-------- RAW DATA

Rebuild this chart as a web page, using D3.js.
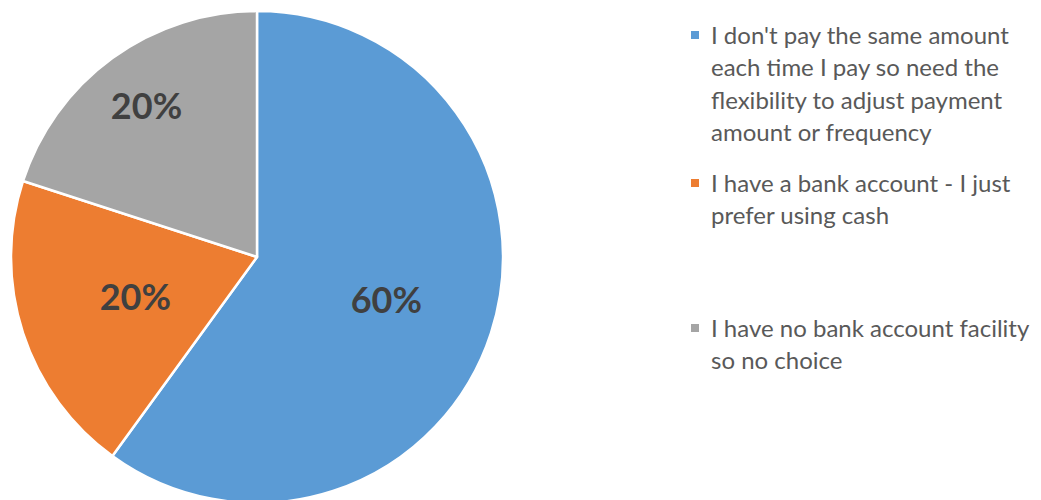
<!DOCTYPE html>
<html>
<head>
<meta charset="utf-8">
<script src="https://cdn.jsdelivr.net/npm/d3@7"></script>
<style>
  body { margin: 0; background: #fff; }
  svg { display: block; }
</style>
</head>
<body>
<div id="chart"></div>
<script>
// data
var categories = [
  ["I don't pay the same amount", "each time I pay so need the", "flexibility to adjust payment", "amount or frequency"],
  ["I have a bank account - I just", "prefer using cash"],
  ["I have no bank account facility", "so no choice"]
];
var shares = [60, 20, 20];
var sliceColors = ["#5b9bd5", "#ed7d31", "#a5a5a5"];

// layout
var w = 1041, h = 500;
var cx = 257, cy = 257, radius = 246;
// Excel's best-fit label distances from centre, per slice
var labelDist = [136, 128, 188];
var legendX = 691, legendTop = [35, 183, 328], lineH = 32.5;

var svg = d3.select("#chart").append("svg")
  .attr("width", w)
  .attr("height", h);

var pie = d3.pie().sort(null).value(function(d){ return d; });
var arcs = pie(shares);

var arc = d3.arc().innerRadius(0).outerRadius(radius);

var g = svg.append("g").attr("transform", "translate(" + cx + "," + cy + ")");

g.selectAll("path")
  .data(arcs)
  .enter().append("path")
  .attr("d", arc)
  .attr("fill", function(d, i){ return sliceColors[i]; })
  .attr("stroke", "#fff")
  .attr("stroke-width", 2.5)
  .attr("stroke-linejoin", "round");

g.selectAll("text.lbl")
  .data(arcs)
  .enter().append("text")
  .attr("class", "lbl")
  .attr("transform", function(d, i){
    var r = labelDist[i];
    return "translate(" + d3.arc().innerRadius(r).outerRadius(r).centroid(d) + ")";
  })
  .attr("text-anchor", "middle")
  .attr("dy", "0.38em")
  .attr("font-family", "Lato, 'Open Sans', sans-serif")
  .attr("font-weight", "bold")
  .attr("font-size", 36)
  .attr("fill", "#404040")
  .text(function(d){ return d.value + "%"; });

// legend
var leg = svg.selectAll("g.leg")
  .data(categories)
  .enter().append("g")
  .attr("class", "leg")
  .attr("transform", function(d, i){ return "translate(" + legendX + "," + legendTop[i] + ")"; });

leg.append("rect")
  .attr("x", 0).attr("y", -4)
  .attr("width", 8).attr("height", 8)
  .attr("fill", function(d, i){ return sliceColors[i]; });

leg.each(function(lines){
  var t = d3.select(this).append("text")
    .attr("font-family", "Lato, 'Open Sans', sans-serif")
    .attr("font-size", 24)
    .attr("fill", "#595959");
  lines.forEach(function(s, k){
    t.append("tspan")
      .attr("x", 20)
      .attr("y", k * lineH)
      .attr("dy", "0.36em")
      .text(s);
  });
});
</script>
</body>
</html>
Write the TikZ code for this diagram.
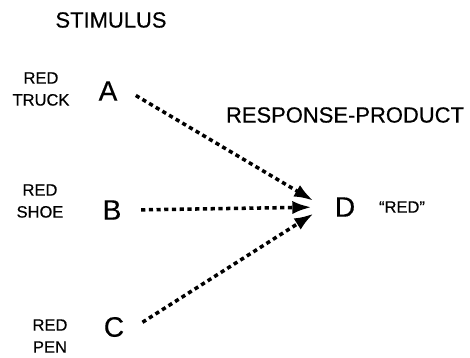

----------------

SHORT EXERCISE: Extract the full listing exactly, with the pictures left out.

WORKED ANSWER:
Rebuild this chart as a web page, using D3.js.
<!DOCTYPE html>
<html>
<head>
<meta charset="utf-8">
<script src="https://cdn.jsdelivr.net/npm/d3@7"></script>
<style>
  body { margin: 0; background: #fff; }
  svg { display: block; }
</style>
</head>
<body>
<div id="chart"></div>
<script>
// data
var categories = [
  ["I don't pay the same amount", "each time I pay so need the", "flexibility to adjust payment", "amount or frequency"],
  ["I have a bank account - I just", "prefer using cash"],
  ["I have no bank account facility", "so no choice"]
];
var shares = [60, 20, 20];
var sliceColors = ["#5b9bd5", "#ed7d31", "#a5a5a5"];

// layout
var w = 1041, h = 500;
var cx = 257, cy = 257, radius = 246;
// Excel's best-fit label distances from centre, per slice
var labelDist = [136, 128, 188];
var legendX = 691, legendTop = [35, 183, 328], lineH = 32.5;

var svg = d3.select("#chart").append("svg")
  .attr("width", w)
  .attr("height", h);

var pie = d3.pie().sort(null).value(function(d){ return d; });
var arcs = pie(shares);

var arc = d3.arc().innerRadius(0).outerRadius(radius);

var g = svg.append("g").attr("transform", "translate(" + cx + "," + cy + ")");

g.selectAll("path")
  .data(arcs)
  .enter().append("path")
  .attr("d", arc)
  .attr("fill", function(d, i){ return sliceColors[i]; })
  .attr("stroke", "#fff")
  .attr("stroke-width", 2.5)
  .attr("stroke-linejoin", "round");

g.selectAll("text.lbl")
  .data(arcs)
  .enter().append("text")
  .attr("class", "lbl")
  .attr("transform", function(d, i){
    var r = labelDist[i];
    return "translate(" + d3.arc().innerRadius(r).outerRadius(r).centroid(d) + ")";
  })
  .attr("text-anchor", "middle")
  .attr("dy", "0.38em")
  .attr("font-family", "Lato, 'Open Sans', sans-serif")
  .attr("font-weight", "bold")
  .attr("font-size", 36)
  .attr("fill", "#404040")
  .text(function(d){ return d.value + "%"; });

// legend
var leg = svg.selectAll("g.leg")
  .data(categories)
  .enter().append("g")
  .attr("class", "leg")
  .attr("transform", function(d, i){ return "translate(" + legendX + "," + legendTop[i] + ")"; });

leg.append("rect")
  .attr("x", 0).attr("y", -4)
  .attr("width", 8).attr("height", 8)
  .attr("fill", function(d, i){ return sliceColors[i]; });

leg.each(function(lines){
  var t = d3.select(this).append("text")
    .attr("font-family", "Lato, 'Open Sans', sans-serif")
    .attr("font-size", 24)
    .attr("fill", "#595959");
  lines.forEach(function(s, k){
    t.append("tspan")
      .attr("x", 20)
      .attr("y", k * lineH)
      .attr("dy", "0.36em")
      .text(s);
  });
});
</script>
</body>
</html>
Write the TikZ code for this diagram.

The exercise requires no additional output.